Output the material below unchanged, apart from leaving out the pictures.

Available data
=======
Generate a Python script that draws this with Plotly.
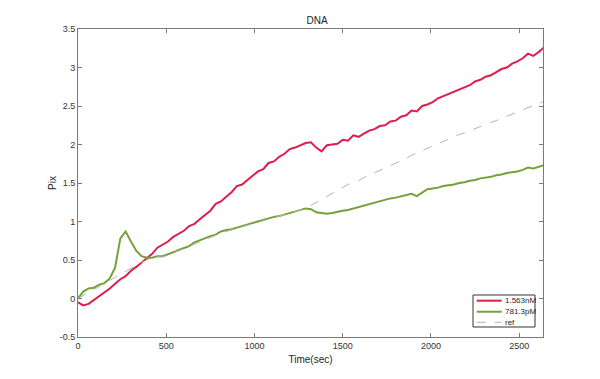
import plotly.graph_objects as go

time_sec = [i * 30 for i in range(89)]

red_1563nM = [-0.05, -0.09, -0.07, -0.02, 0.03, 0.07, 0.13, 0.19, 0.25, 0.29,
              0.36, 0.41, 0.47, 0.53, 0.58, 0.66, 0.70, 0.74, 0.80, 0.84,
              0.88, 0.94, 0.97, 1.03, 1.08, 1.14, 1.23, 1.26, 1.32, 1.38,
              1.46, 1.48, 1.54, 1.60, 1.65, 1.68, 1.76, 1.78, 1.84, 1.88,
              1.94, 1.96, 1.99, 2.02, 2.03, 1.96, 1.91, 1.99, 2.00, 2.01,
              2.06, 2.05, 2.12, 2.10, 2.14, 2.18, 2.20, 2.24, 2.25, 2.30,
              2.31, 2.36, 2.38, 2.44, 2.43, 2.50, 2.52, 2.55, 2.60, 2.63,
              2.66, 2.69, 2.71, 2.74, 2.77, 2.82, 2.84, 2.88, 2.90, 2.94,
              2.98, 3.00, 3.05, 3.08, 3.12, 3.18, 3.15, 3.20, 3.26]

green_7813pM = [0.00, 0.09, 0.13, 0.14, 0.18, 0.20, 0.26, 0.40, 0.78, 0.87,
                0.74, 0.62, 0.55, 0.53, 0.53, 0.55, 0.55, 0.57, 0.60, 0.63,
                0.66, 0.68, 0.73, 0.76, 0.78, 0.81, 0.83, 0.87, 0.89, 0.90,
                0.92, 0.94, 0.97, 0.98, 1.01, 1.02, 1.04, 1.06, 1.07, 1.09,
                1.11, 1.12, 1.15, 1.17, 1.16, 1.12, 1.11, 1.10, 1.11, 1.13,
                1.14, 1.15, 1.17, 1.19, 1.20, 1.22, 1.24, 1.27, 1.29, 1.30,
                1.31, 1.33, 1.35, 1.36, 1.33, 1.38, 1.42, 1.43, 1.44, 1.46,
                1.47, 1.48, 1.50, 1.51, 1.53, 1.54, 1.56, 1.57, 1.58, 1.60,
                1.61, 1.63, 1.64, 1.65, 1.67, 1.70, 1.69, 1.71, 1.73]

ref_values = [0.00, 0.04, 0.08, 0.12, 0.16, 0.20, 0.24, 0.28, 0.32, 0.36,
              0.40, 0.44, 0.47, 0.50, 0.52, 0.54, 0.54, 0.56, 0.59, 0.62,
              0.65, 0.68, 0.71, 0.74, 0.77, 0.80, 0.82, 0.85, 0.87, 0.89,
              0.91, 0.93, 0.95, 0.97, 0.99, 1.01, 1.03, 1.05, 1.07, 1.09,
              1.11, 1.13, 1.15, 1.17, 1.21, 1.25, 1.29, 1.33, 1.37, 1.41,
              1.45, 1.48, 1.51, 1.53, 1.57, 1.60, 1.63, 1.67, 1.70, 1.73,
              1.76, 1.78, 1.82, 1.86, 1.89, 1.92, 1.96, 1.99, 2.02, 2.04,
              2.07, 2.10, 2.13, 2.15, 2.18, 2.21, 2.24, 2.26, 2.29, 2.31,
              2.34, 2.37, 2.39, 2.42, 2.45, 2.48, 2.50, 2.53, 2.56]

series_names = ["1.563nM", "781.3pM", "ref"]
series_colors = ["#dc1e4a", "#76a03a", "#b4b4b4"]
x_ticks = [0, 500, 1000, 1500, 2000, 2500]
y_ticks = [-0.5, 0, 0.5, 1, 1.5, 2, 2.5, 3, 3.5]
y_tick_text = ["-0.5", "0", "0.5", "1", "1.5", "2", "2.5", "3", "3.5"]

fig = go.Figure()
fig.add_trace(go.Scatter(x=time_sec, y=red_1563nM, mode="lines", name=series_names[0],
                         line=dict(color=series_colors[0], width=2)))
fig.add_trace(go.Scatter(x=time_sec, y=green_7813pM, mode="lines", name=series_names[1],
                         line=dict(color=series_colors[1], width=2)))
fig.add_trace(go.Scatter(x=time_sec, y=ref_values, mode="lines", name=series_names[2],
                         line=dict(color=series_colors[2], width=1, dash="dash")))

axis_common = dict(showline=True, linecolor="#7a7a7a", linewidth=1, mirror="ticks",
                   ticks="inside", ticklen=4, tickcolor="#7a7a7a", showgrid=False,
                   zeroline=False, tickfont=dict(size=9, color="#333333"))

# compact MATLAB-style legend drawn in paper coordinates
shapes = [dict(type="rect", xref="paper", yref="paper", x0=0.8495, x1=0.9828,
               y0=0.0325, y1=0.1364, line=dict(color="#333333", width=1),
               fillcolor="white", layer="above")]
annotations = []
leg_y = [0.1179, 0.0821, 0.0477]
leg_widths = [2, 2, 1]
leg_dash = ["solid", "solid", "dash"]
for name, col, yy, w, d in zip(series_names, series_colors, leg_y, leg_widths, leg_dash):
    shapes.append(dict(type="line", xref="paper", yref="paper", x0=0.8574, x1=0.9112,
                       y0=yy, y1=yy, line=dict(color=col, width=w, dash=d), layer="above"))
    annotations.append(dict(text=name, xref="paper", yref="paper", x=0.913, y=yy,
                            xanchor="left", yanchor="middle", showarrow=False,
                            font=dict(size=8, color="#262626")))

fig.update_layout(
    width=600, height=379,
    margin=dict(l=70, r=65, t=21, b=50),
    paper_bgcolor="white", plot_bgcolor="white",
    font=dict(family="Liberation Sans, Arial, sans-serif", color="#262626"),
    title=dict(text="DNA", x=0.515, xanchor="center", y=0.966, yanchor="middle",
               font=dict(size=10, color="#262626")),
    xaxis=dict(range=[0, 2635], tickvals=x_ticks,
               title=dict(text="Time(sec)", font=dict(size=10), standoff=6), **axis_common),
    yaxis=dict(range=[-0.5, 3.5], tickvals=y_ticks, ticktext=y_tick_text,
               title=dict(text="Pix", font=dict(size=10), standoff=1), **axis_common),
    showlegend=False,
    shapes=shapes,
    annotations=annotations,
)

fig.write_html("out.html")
=======
Exercise response
Generate a Python script that draws this with Plotly.
import plotly.graph_objects as go

time_sec = [i * 30 for i in range(89)]

red_1563nM = [-0.05, -0.09, -0.07, -0.02, 0.03, 0.07, 0.13, 0.19, 0.25, 0.29,
              0.36, 0.41, 0.47, 0.53, 0.58, 0.66, 0.70, 0.74, 0.80, 0.84,
              0.88, 0.94, 0.97, 1.03, 1.08, 1.14, 1.23, 1.26, 1.32, 1.38,
              1.46, 1.48, 1.54, 1.60, 1.65, 1.68, 1.76, 1.78, 1.84, 1.88,
              1.94, 1.96, 1.99, 2.02, 2.03, 1.96, 1.91, 1.99, 2.00, 2.01,
              2.06, 2.05, 2.12, 2.10, 2.14, 2.18, 2.20, 2.24, 2.25, 2.30,
              2.31, 2.36, 2.38, 2.44, 2.43, 2.50, 2.52, 2.55, 2.60, 2.63,
              2.66, 2.69, 2.71, 2.74, 2.77, 2.82, 2.84, 2.88, 2.90, 2.94,
              2.98, 3.00, 3.05, 3.08, 3.12, 3.18, 3.15, 3.20, 3.26]

green_7813pM = [0.00, 0.09, 0.13, 0.14, 0.18, 0.20, 0.26, 0.40, 0.78, 0.87,
                0.74, 0.62, 0.55, 0.53, 0.53, 0.55, 0.55, 0.57, 0.60, 0.63,
                0.66, 0.68, 0.73, 0.76, 0.78, 0.81, 0.83, 0.87, 0.89, 0.90,
                0.92, 0.94, 0.97, 0.98, 1.01, 1.02, 1.04, 1.06, 1.07, 1.09,
                1.11, 1.12, 1.15, 1.17, 1.16, 1.12, 1.11, 1.10, 1.11, 1.13,
                1.14, 1.15, 1.17, 1.19, 1.20, 1.22, 1.24, 1.27, 1.29, 1.30,
                1.31, 1.33, 1.35, 1.36, 1.33, 1.38, 1.42, 1.43, 1.44, 1.46,
                1.47, 1.48, 1.50, 1.51, 1.53, 1.54, 1.56, 1.57, 1.58, 1.60,
                1.61, 1.63, 1.64, 1.65, 1.67, 1.70, 1.69, 1.71, 1.73]

ref_values = [0.00, 0.04, 0.08, 0.12, 0.16, 0.20, 0.24, 0.28, 0.32, 0.36,
              0.40, 0.44, 0.47, 0.50, 0.52, 0.54, 0.54, 0.56, 0.59, 0.62,
              0.65, 0.68, 0.71, 0.74, 0.77, 0.80, 0.82, 0.85, 0.87, 0.89,
              0.91, 0.93, 0.95, 0.97, 0.99, 1.01, 1.03, 1.05, 1.07, 1.09,
              1.11, 1.13, 1.15, 1.17, 1.21, 1.25, 1.29, 1.33, 1.37, 1.41,
              1.45, 1.48, 1.51, 1.53, 1.57, 1.60, 1.63, 1.67, 1.70, 1.73,
              1.76, 1.78, 1.82, 1.86, 1.89, 1.92, 1.96, 1.99, 2.02, 2.04,
              2.07, 2.10, 2.13, 2.15, 2.18, 2.21, 2.24, 2.26, 2.29, 2.31,
              2.34, 2.37, 2.39, 2.42, 2.45, 2.48, 2.50, 2.53, 2.56]

series_names = ["1.563nM", "781.3pM", "ref"]
series_colors = ["#dc1e4a", "#76a03a", "#b4b4b4"]
x_ticks = [0, 500, 1000, 1500, 2000, 2500]
y_ticks = [-0.5, 0, 0.5, 1, 1.5, 2, 2.5, 3, 3.5]
y_tick_text = ["-0.5", "0", "0.5", "1", "1.5", "2", "2.5", "3", "3.5"]

fig = go.Figure()
fig.add_trace(go.Scatter(x=time_sec, y=red_1563nM, mode="lines", name=series_names[0],
                         line=dict(color=series_colors[0], width=2)))
fig.add_trace(go.Scatter(x=time_sec, y=green_7813pM, mode="lines", name=series_names[1],
                         line=dict(color=series_colors[1], width=2)))
fig.add_trace(go.Scatter(x=time_sec, y=ref_values, mode="lines", name=series_names[2],
                         line=dict(color=series_colors[2], width=1, dash="dash")))

axis_common = dict(showline=True, linecolor="#7a7a7a", linewidth=1, mirror="ticks",
                   ticks="inside", ticklen=4, tickcolor="#7a7a7a", showgrid=False,
                   zeroline=False, tickfont=dict(size=9, color="#333333"))

# compact MATLAB-style legend drawn in paper coordinates
shapes = [dict(type="rect", xref="paper", yref="paper", x0=0.8495, x1=0.9828,
               y0=0.0325, y1=0.1364, line=dict(color="#333333", width=1),
               fillcolor="white", layer="above")]
annotations = []
leg_y = [0.1179, 0.0821, 0.0477]
leg_widths = [2, 2, 1]
leg_dash = ["solid", "solid", "dash"]
for name, col, yy, w, d in zip(series_names, series_colors, leg_y, leg_widths, leg_dash):
    shapes.append(dict(type="line", xref="paper", yref="paper", x0=0.8574, x1=0.9112,
                       y0=yy, y1=yy, line=dict(color=col, width=w, dash=d), layer="above"))
    annotations.append(dict(text=name, xref="paper", yref="paper", x=0.913, y=yy,
                            xanchor="left", yanchor="middle", showarrow=False,
                            font=dict(size=8, color="#262626")))

fig.update_layout(
    width=600, height=379,
    margin=dict(l=70, r=65, t=21, b=50),
    paper_bgcolor="white", plot_bgcolor="white",
    font=dict(family="Liberation Sans, Arial, sans-serif", color="#262626"),
    title=dict(text="DNA", x=0.515, xanchor="center", y=0.966, yanchor="middle",
               font=dict(size=10, color="#262626")),
    xaxis=dict(range=[0, 2635], tickvals=x_ticks,
               title=dict(text="Time(sec)", font=dict(size=10), standoff=6), **axis_common),
    yaxis=dict(range=[-0.5, 3.5], tickvals=y_ticks, ticktext=y_tick_text,
               title=dict(text="Pix", font=dict(size=10), standoff=1), **axis_common),
    showlegend=False,
    shapes=shapes,
    annotations=annotations,
)

fig.write_html("out.html")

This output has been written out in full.